Welcome back to ‘This Week in Getting Hacked’—the world’s greatest cybersecurity-related link dump! Each week, we bring you the best news stories from the cybersecurity field, letting you know who’s getting hacked, who’s hacking, what data is leaking, and about what you should take with caution. So strap in, change your password, and let’s find out who’s getting hacked this week!
On to the links…
With ongoing questions of the current presidential administration’s involvement with Russia, the proliferation of fake news, and online propaganda campaigns, the Internet has become the central hub for all of this activity. As owners and proprietors of the majority of traffic on the Internet, Google has to know something, right? Google released a 40-page report in 2014 detailing the activities of the hacking group that would go on to breach the DNC emails, so they were aware of their activity. From Motherboard (Vice):
“While this report is now a bit dated, it shows that for all its sophistication, APT28 has been often caught in the act of hacking politically interesting targets, betraying the origin of the hackers behind the dry nickname. It also reveals how much a company like Google, which doesn’t have software installed on thousands of customers computers like other antivirus and security vendors, can still learn a lot about government hacking groups thanks to the other data it has access to.”

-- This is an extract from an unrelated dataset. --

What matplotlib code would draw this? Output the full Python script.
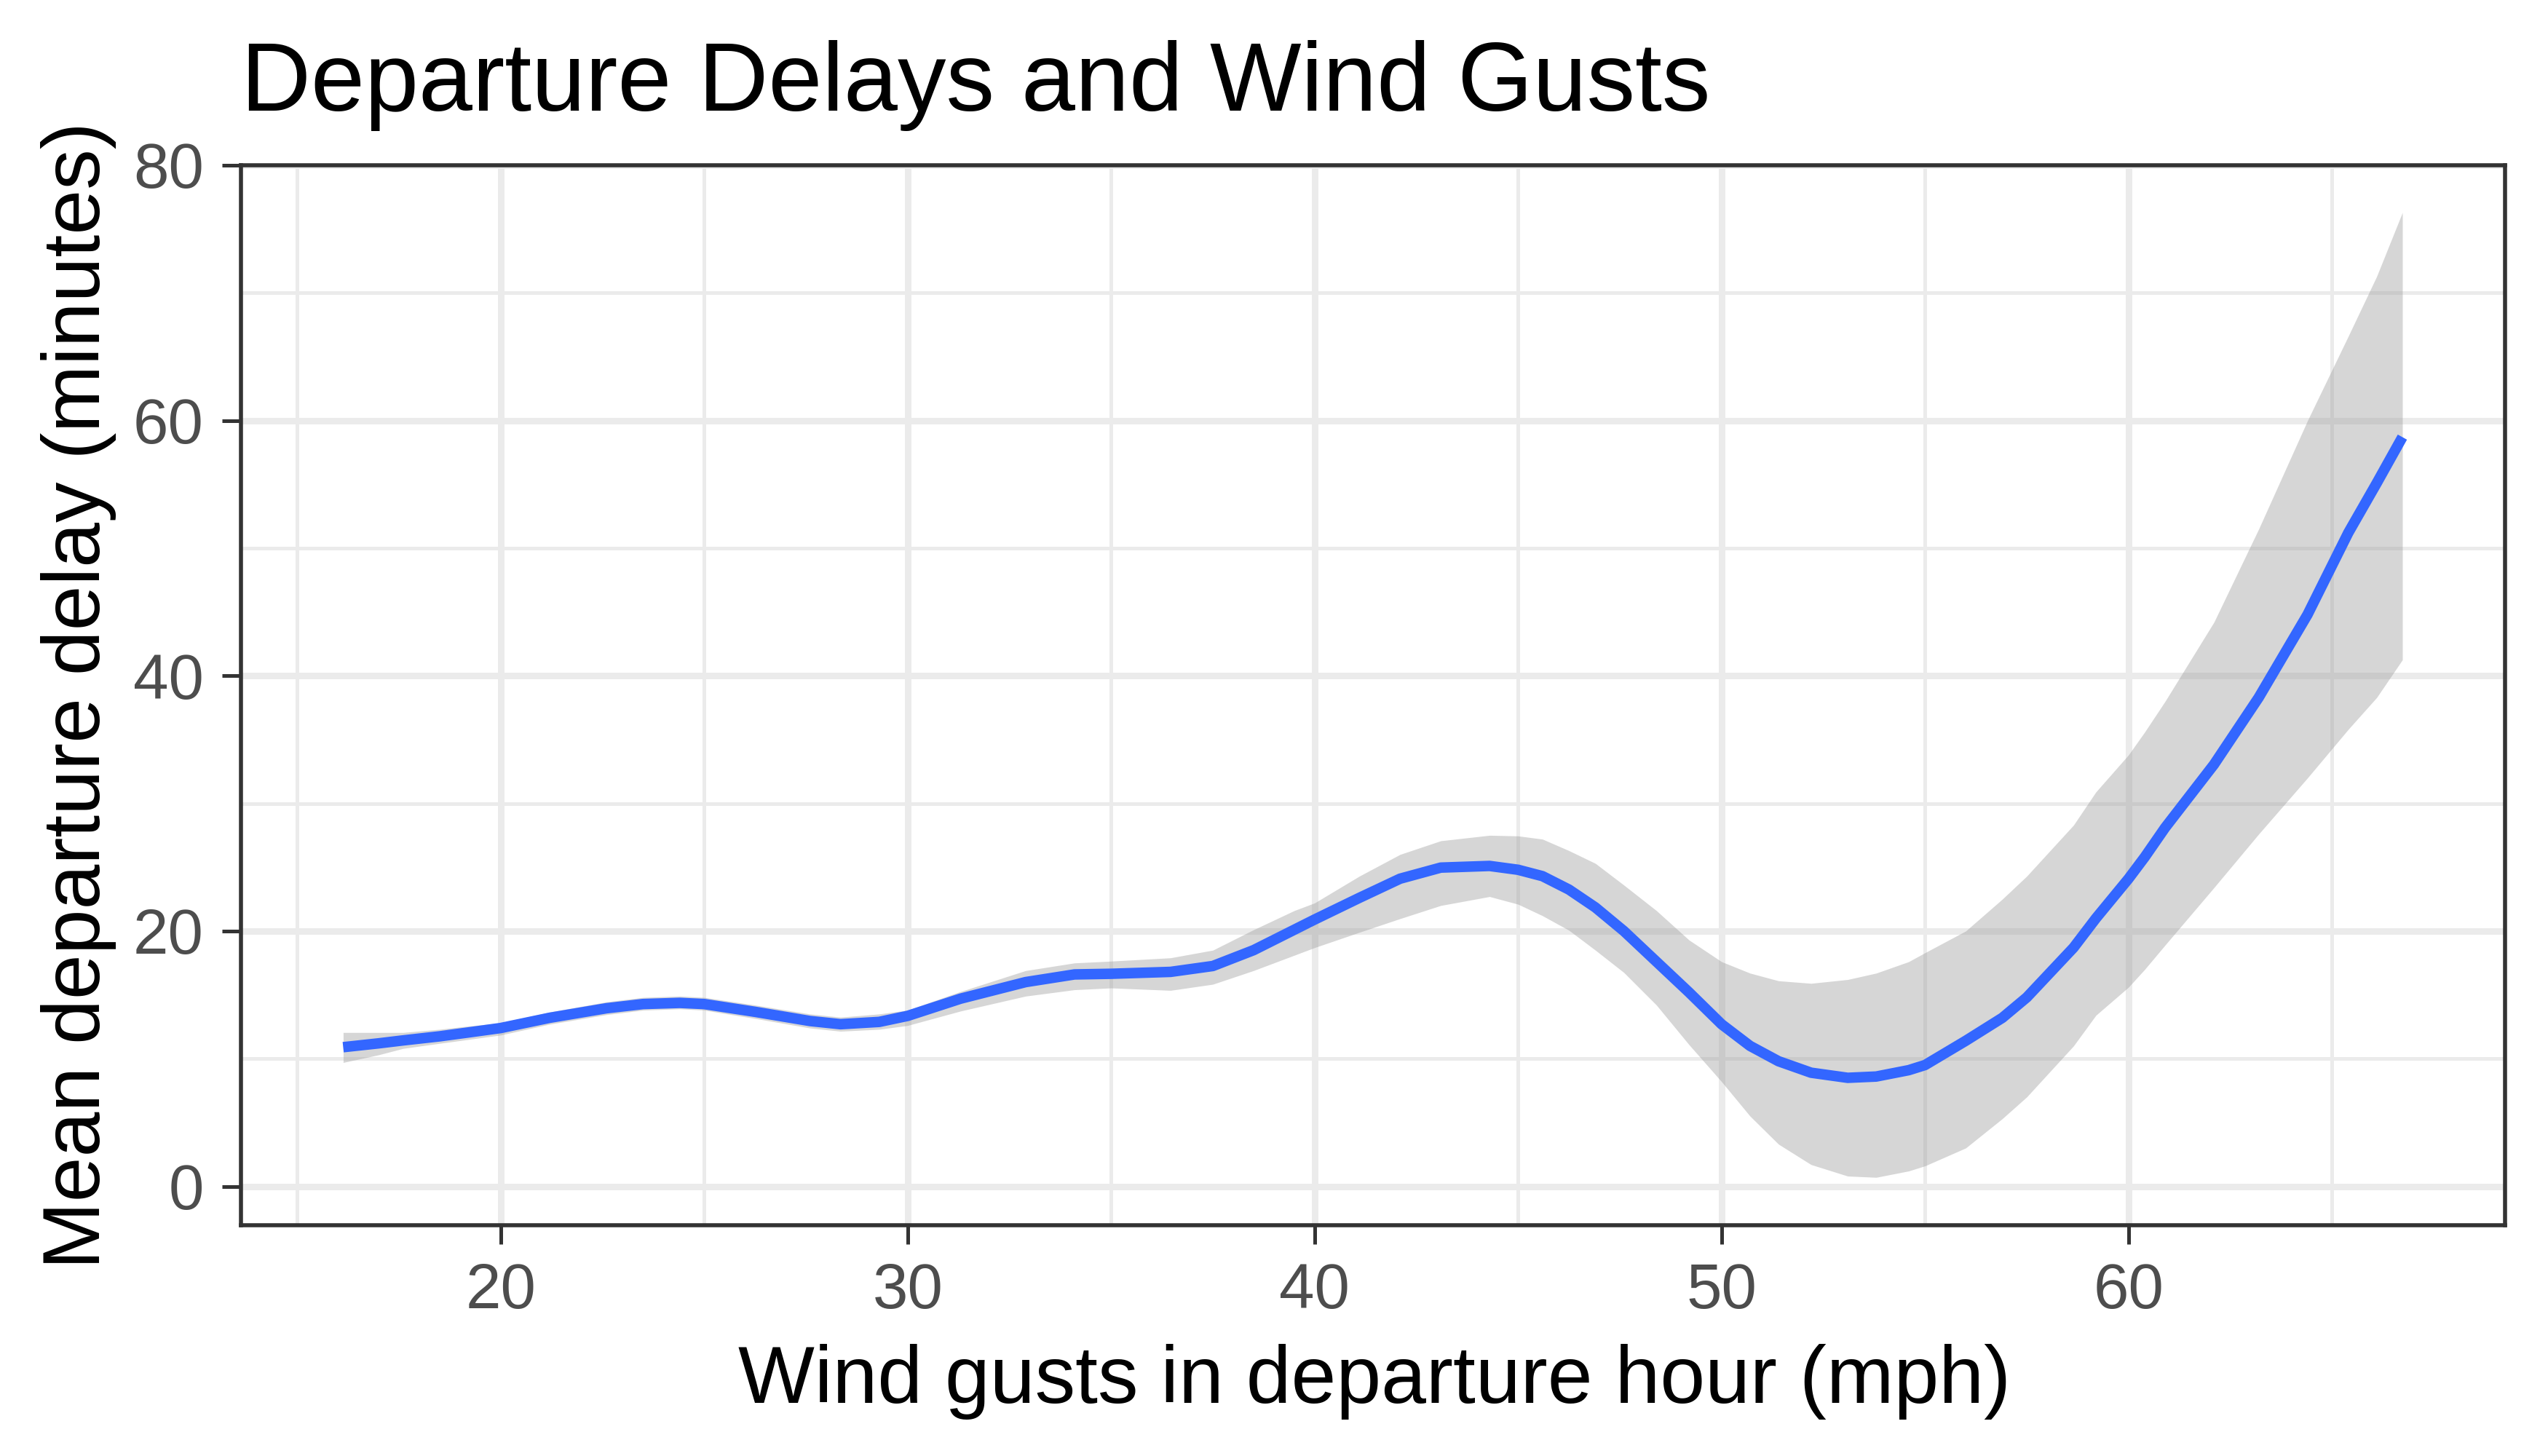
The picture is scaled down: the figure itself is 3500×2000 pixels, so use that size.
import matplotlib
matplotlib.use("Agg")
import matplotlib.pyplot as plt

plt.rcParams['font.family'] = ['Liberation Sans', 'DejaVu Sans']

# Wind gust (mph) positions
wind = [16.13, 17.0, 17.6, 18.5, 19.2, 20.0, 21.2, 22.6, 23.5, 24.4, 25.0, 26.25,
        27.6, 28.35, 29.3, 30.0, 31.3, 32.9, 34.1, 35.0, 36.46, 37.5, 38.5, 39.5,
        40.0, 41.1, 42.1, 43.1, 44.3, 45.0, 45.6, 46.25, 46.9, 47.6, 48.4, 49.2,
        50.0, 50.7, 51.4, 52.2, 53.1, 53.8, 54.6, 55.0, 56.0, 56.9, 57.5, 58.65,
        59.2, 60.0, 60.4, 60.9, 62.1, 63.2, 64.4, 65.4, 66.1, 66.73]
# Smoothed mean departure delay (minutes)
delay_fit = [10.9, 11.2, 11.43, 11.75, 12.05, 12.4, 13.2, 13.95, 14.28, 14.37, 14.28,
             13.67, 12.95, 12.7, 12.88, 13.35, 14.7, 16.0, 16.6, 16.65, 16.8, 17.26,
             18.5, 20.1, 20.9, 22.6, 24.1, 24.97, 25.1, 24.8, 24.3, 23.25, 21.85,
             20.0, 17.6, 15.2, 12.7, 11.0, 9.8, 8.9, 8.5, 8.6, 9.1, 9.5, 11.4, 13.2,
             14.8, 18.7, 21.0, 24.1, 25.8, 28.1, 33.05, 38.3, 44.8, 51.2, 55.1, 58.7]
# Confidence band
ci_low = [9.7, 10.3, 10.8, 11.2, 11.5, 11.85, 12.7, 13.45, 13.8, 13.9, 13.8, 13.15,
          12.4, 12.15, 12.3, 12.6, 13.73, 14.9, 15.4, 15.54, 15.35, 15.83, 16.9,
          18.1, 18.7, 19.9, 20.97, 22.0, 22.7, 22.1, 21.2, 20.06, 18.5, 16.75,
          14.2, 11.1, 8.2, 5.5, 3.3, 1.7, 0.8, 0.7, 1.2, 1.6, 3.0, 5.3, 7.0, 11.0,
          13.4, 15.6, 17.0, 18.9, 23.4, 27.6, 32.0, 35.8, 38.3, 41.25]
ci_high = [12.05, 12.05, 12.05, 12.3, 12.55, 12.8, 13.65, 14.45, 14.8, 14.9, 14.8,
           14.2, 13.5, 13.25, 13.5, 13.8, 15.26, 16.9, 17.5, 17.64, 17.9, 18.5,
           20.1, 21.6, 22.2, 24.3, 26.0, 27.07, 27.5, 27.45, 27.2, 26.3, 25.3,
           23.6, 21.6, 19.3, 17.6, 16.7, 16.1, 15.9, 16.2, 16.7, 17.6, 18.3, 20.0,
           22.5, 24.3, 28.3, 30.9, 33.8, 35.6, 38.0, 44.2, 51.5, 60.0, 66.6, 71.3,
           76.3]

x_major = [20, 30, 40, 50, 60]
x_minor = [15, 25, 35, 45, 55, 65]
y_major = [0, 20, 40, 60, 80]
y_minor = [10, 30, 50, 70]

title = "Departure Delays and Wind Gusts"
xlabel = "Wind gusts in departure hour (mph)"
ylabel = "Mean departure delay (minutes)"

fig = plt.figure(figsize=(17.5, 10), dpi=200)
ax = fig.add_axes([0.0946, 0.1585, 0.8885, 0.728])

ax.fill_between(wind, ci_low, ci_high, color='#999999', alpha=0.4, linewidth=0, zorder=2)
ax.plot(wind, delay_fit, color='#3366FF', lw=5.2, solid_capstyle='butt',
        solid_joinstyle='round', zorder=3)

ax.set_xlim(13.62, 69.25)
ax.set_ylim(-3.05, 79.95)
ax.set_xticks(x_major)
ax.set_xticks(x_minor, minor=True)
ax.set_yticks(y_major)
ax.set_yticks(y_minor, minor=True)
ax.set_axisbelow(True)
ax.grid(which='major', color='#EBEBEB', lw=3.24)
ax.grid(which='minor', color='#EBEBEB', lw=1.8)
ax.tick_params(which='minor', length=0)
ax.tick_params(which='major', length=9.4, width=1.8, color='#333333',
               labelsize=31.4, labelcolor='#4D4D4D', pad=9)
for s in ax.spines.values():
    s.set_color('#333333')
    s.set_linewidth(2)
    s.set_zorder(5)

fig.text(331 / 3500, 1 - 152 / 2000, title, fontsize=47.9, color='black',
         ha='left', va='baseline')
fig.text(1888 / 3500, 1 - 1927 / 2000, xlabel, fontsize=40.0, color='black',
         ha='center', va='baseline')
fig.text(137 / 3500, 1 - 955 / 2000, ylabel, fontsize=40.0, color='black',
         ha='center', va='baseline', rotation=90, rotation_mode='anchor')

fig.savefig('out.png', dpi=200)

Microsoft’s president called for a “Digital Geneva Convention” at the RSA security conference in San Francisco.
Sidd Bikkannavar, a U.S.-born scientist who works for NASA’s Jet Propulsion Laboratory, was held up at the Houston airport after returning from a work-related trip in Chile until he unlocked his work-issued phone due to President Trump’s now-halted travel ban.
Edward Snowden’s new job—besides being a fugitive, technically—is helping reporters stay safe from hacking attempts.
And why is Edward Snowden helping reporters? Because Google has alerted a number of prominent journalists that state-sponsored hackers are attempting to break into their accounts, with the warnings coming days after the 2016 U.S. presidential election.
India has developed a biometric database of its billion citizens, and that’s pretty concerning for a number of reasons. Maybe having fingerprint, retina and other data on file.